(Required work):
Write the material out again exactly as it stands.

(Records shown):
^^^^^^^^^^^^^^^^
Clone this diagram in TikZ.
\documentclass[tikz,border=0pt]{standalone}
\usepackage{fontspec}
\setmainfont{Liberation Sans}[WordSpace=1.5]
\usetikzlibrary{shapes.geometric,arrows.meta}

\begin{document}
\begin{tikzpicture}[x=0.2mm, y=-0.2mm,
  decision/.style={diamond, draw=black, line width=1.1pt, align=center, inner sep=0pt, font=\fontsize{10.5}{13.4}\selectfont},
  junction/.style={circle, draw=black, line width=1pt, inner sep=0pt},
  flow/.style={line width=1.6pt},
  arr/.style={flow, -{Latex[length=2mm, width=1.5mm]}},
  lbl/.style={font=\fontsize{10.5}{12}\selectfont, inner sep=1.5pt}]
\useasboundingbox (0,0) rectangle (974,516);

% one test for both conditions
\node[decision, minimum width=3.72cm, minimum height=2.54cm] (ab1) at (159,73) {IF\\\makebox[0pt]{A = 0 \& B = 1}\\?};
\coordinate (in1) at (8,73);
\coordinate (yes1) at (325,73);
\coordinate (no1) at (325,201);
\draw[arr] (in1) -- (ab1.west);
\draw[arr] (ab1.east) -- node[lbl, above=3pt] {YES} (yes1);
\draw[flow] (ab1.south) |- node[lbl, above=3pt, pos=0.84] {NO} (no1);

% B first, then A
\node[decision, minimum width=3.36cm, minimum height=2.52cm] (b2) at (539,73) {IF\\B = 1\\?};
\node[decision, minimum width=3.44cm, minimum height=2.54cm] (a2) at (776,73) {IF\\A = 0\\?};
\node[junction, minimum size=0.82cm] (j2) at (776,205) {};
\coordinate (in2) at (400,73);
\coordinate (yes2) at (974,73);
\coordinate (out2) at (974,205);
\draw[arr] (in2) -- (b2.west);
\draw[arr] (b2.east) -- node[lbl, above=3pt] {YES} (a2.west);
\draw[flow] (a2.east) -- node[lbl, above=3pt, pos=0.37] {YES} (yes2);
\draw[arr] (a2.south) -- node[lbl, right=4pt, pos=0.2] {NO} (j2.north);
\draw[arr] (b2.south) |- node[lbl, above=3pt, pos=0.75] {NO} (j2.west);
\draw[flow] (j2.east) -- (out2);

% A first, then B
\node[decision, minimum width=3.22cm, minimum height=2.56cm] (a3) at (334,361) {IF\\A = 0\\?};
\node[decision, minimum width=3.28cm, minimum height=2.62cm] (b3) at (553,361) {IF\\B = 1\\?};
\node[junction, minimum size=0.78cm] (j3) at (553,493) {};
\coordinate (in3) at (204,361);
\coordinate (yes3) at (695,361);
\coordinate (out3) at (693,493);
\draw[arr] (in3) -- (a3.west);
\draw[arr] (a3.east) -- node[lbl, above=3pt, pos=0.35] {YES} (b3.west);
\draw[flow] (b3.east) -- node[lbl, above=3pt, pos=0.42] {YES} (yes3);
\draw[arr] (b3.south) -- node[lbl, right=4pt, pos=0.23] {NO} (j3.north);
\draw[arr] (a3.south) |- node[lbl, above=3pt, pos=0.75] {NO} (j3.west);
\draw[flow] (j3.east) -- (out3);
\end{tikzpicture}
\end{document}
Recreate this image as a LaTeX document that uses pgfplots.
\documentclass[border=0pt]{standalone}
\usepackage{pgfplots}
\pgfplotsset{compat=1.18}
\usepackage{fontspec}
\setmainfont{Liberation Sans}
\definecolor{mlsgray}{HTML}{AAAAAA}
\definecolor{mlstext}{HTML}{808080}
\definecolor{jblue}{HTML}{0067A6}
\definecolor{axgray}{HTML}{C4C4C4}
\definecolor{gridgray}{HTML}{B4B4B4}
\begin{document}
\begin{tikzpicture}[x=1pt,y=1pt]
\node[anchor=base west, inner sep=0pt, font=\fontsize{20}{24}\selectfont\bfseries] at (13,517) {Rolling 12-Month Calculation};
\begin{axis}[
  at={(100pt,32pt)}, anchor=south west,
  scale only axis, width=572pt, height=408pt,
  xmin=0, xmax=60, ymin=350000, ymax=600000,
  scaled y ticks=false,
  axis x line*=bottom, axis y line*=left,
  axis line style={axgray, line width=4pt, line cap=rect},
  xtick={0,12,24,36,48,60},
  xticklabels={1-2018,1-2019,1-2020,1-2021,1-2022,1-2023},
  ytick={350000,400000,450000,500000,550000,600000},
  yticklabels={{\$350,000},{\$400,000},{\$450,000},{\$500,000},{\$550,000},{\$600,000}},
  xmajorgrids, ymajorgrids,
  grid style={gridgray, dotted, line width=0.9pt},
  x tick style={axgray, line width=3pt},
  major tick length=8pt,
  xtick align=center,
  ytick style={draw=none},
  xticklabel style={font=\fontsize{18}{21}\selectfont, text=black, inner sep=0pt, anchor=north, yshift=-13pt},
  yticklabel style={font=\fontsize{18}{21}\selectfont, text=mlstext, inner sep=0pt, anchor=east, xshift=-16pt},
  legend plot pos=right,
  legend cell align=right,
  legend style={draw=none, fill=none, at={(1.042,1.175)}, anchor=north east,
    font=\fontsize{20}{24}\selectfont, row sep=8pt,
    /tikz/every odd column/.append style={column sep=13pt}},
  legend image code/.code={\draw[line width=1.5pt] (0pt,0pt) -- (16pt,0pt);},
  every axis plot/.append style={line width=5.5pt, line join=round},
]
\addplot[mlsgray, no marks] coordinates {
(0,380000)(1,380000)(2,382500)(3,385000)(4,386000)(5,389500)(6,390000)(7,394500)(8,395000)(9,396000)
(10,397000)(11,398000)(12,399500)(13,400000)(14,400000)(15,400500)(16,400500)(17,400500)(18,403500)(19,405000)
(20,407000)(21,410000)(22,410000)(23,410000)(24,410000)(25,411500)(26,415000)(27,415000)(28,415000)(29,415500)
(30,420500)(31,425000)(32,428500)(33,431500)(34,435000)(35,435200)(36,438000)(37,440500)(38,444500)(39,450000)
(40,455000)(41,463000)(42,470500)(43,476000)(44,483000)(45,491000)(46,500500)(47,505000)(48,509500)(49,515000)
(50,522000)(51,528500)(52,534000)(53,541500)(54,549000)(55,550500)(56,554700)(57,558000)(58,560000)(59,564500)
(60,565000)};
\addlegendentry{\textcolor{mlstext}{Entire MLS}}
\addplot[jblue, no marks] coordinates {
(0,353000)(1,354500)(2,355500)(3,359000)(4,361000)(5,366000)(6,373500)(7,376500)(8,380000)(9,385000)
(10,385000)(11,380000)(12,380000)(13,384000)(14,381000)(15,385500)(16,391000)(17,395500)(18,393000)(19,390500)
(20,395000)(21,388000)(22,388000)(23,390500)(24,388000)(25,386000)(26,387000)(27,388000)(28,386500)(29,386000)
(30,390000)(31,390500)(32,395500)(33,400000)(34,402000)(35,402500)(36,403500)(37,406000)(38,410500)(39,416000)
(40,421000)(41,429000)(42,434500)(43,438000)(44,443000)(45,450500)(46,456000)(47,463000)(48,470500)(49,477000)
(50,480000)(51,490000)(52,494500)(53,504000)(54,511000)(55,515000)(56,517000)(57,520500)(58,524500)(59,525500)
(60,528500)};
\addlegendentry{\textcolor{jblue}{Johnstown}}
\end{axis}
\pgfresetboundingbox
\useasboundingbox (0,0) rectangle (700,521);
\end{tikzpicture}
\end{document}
^^^^^^^^^^^^^^^^
(Right answer):
Clone this diagram in TikZ.
\documentclass[tikz,border=0pt]{standalone}
\usepackage{fontspec}
\setmainfont{Liberation Sans}[WordSpace=1.5]
\usetikzlibrary{shapes.geometric,arrows.meta}

\begin{document}
\begin{tikzpicture}[x=0.2mm, y=-0.2mm,
  decision/.style={diamond, draw=black, line width=1.1pt, align=center, inner sep=0pt, font=\fontsize{10.5}{13.4}\selectfont},
  junction/.style={circle, draw=black, line width=1pt, inner sep=0pt},
  flow/.style={line width=1.6pt},
  arr/.style={flow, -{Latex[length=2mm, width=1.5mm]}},
  lbl/.style={font=\fontsize{10.5}{12}\selectfont, inner sep=1.5pt}]
\useasboundingbox (0,0) rectangle (974,516);

% one test for both conditions
\node[decision, minimum width=3.72cm, minimum height=2.54cm] (ab1) at (159,73) {IF\\\makebox[0pt]{A = 0 \& B = 1}\\?};
\coordinate (in1) at (8,73);
\coordinate (yes1) at (325,73);
\coordinate (no1) at (325,201);
\draw[arr] (in1) -- (ab1.west);
\draw[arr] (ab1.east) -- node[lbl, above=3pt] {YES} (yes1);
\draw[flow] (ab1.south) |- node[lbl, above=3pt, pos=0.84] {NO} (no1);

% B first, then A
\node[decision, minimum width=3.36cm, minimum height=2.52cm] (b2) at (539,73) {IF\\B = 1\\?};
\node[decision, minimum width=3.44cm, minimum height=2.54cm] (a2) at (776,73) {IF\\A = 0\\?};
\node[junction, minimum size=0.82cm] (j2) at (776,205) {};
\coordinate (in2) at (400,73);
\coordinate (yes2) at (974,73);
\coordinate (out2) at (974,205);
\draw[arr] (in2) -- (b2.west);
\draw[arr] (b2.east) -- node[lbl, above=3pt] {YES} (a2.west);
\draw[flow] (a2.east) -- node[lbl, above=3pt, pos=0.37] {YES} (yes2);
\draw[arr] (a2.south) -- node[lbl, right=4pt, pos=0.2] {NO} (j2.north);
\draw[arr] (b2.south) |- node[lbl, above=3pt, pos=0.75] {NO} (j2.west);
\draw[flow] (j2.east) -- (out2);

% A first, then B
\node[decision, minimum width=3.22cm, minimum height=2.56cm] (a3) at (334,361) {IF\\A = 0\\?};
\node[decision, minimum width=3.28cm, minimum height=2.62cm] (b3) at (553,361) {IF\\B = 1\\?};
\node[junction, minimum size=0.78cm] (j3) at (553,493) {};
\coordinate (in3) at (204,361);
\coordinate (yes3) at (695,361);
\coordinate (out3) at (693,493);
\draw[arr] (in3) -- (a3.west);
\draw[arr] (a3.east) -- node[lbl, above=3pt, pos=0.35] {YES} (b3.west);
\draw[flow] (b3.east) -- node[lbl, above=3pt, pos=0.42] {YES} (yes3);
\draw[arr] (b3.south) -- node[lbl, right=4pt, pos=0.23] {NO} (j3.north);
\draw[arr] (a3.south) |- node[lbl, above=3pt, pos=0.75] {NO} (j3.west);
\draw[flow] (j3.east) -- (out3);
\end{tikzpicture}
\end{document}
Recreate this image as a LaTeX document that uses pgfplots.
\documentclass[border=0pt]{standalone}
\usepackage{pgfplots}
\pgfplotsset{compat=1.18}
\usepackage{fontspec}
\setmainfont{Liberation Sans}
\definecolor{mlsgray}{HTML}{AAAAAA}
\definecolor{mlstext}{HTML}{808080}
\definecolor{jblue}{HTML}{0067A6}
\definecolor{axgray}{HTML}{C4C4C4}
\definecolor{gridgray}{HTML}{B4B4B4}
\begin{document}
\begin{tikzpicture}[x=1pt,y=1pt]
\node[anchor=base west, inner sep=0pt, font=\fontsize{20}{24}\selectfont\bfseries] at (13,517) {Rolling 12-Month Calculation};
\begin{axis}[
  at={(100pt,32pt)}, anchor=south west,
  scale only axis, width=572pt, height=408pt,
  xmin=0, xmax=60, ymin=350000, ymax=600000,
  scaled y ticks=false,
  axis x line*=bottom, axis y line*=left,
  axis line style={axgray, line width=4pt, line cap=rect},
  xtick={0,12,24,36,48,60},
  xticklabels={1-2018,1-2019,1-2020,1-2021,1-2022,1-2023},
  ytick={350000,400000,450000,500000,550000,600000},
  yticklabels={{\$350,000},{\$400,000},{\$450,000},{\$500,000},{\$550,000},{\$600,000}},
  xmajorgrids, ymajorgrids,
  grid style={gridgray, dotted, line width=0.9pt},
  x tick style={axgray, line width=3pt},
  major tick length=8pt,
  xtick align=center,
  ytick style={draw=none},
  xticklabel style={font=\fontsize{18}{21}\selectfont, text=black, inner sep=0pt, anchor=north, yshift=-13pt},
  yticklabel style={font=\fontsize{18}{21}\selectfont, text=mlstext, inner sep=0pt, anchor=east, xshift=-16pt},
  legend plot pos=right,
  legend cell align=right,
  legend style={draw=none, fill=none, at={(1.042,1.175)}, anchor=north east,
    font=\fontsize{20}{24}\selectfont, row sep=8pt,
    /tikz/every odd column/.append style={column sep=13pt}},
  legend image code/.code={\draw[line width=1.5pt] (0pt,0pt) -- (16pt,0pt);},
  every axis plot/.append style={line width=5.5pt, line join=round},
]
\addplot[mlsgray, no marks] coordinates {
(0,380000)(1,380000)(2,382500)(3,385000)(4,386000)(5,389500)(6,390000)(7,394500)(8,395000)(9,396000)
(10,397000)(11,398000)(12,399500)(13,400000)(14,400000)(15,400500)(16,400500)(17,400500)(18,403500)(19,405000)
(20,407000)(21,410000)(22,410000)(23,410000)(24,410000)(25,411500)(26,415000)(27,415000)(28,415000)(29,415500)
(30,420500)(31,425000)(32,428500)(33,431500)(34,435000)(35,435200)(36,438000)(37,440500)(38,444500)(39,450000)
(40,455000)(41,463000)(42,470500)(43,476000)(44,483000)(45,491000)(46,500500)(47,505000)(48,509500)(49,515000)
(50,522000)(51,528500)(52,534000)(53,541500)(54,549000)(55,550500)(56,554700)(57,558000)(58,560000)(59,564500)
(60,565000)};
\addlegendentry{\textcolor{mlstext}{Entire MLS}}
\addplot[jblue, no marks] coordinates {
(0,353000)(1,354500)(2,355500)(3,359000)(4,361000)(5,366000)(6,373500)(7,376500)(8,380000)(9,385000)
(10,385000)(11,380000)(12,380000)(13,384000)(14,381000)(15,385500)(16,391000)(17,395500)(18,393000)(19,390500)
(20,395000)(21,388000)(22,388000)(23,390500)(24,388000)(25,386000)(26,387000)(27,388000)(28,386500)(29,386000)
(30,390000)(31,390500)(32,395500)(33,400000)(34,402000)(35,402500)(36,403500)(37,406000)(38,410500)(39,416000)
(40,421000)(41,429000)(42,434500)(43,438000)(44,443000)(45,450500)(46,456000)(47,463000)(48,470500)(49,477000)
(50,480000)(51,490000)(52,494500)(53,504000)(54,511000)(55,515000)(56,517000)(57,520500)(58,524500)(59,525500)
(60,528500)};
\addlegendentry{\textcolor{jblue}{Johnstown}}
\end{axis}
\pgfresetboundingbox
\useasboundingbox (0,0) rectangle (700,521);
\end{tikzpicture}
\end{document}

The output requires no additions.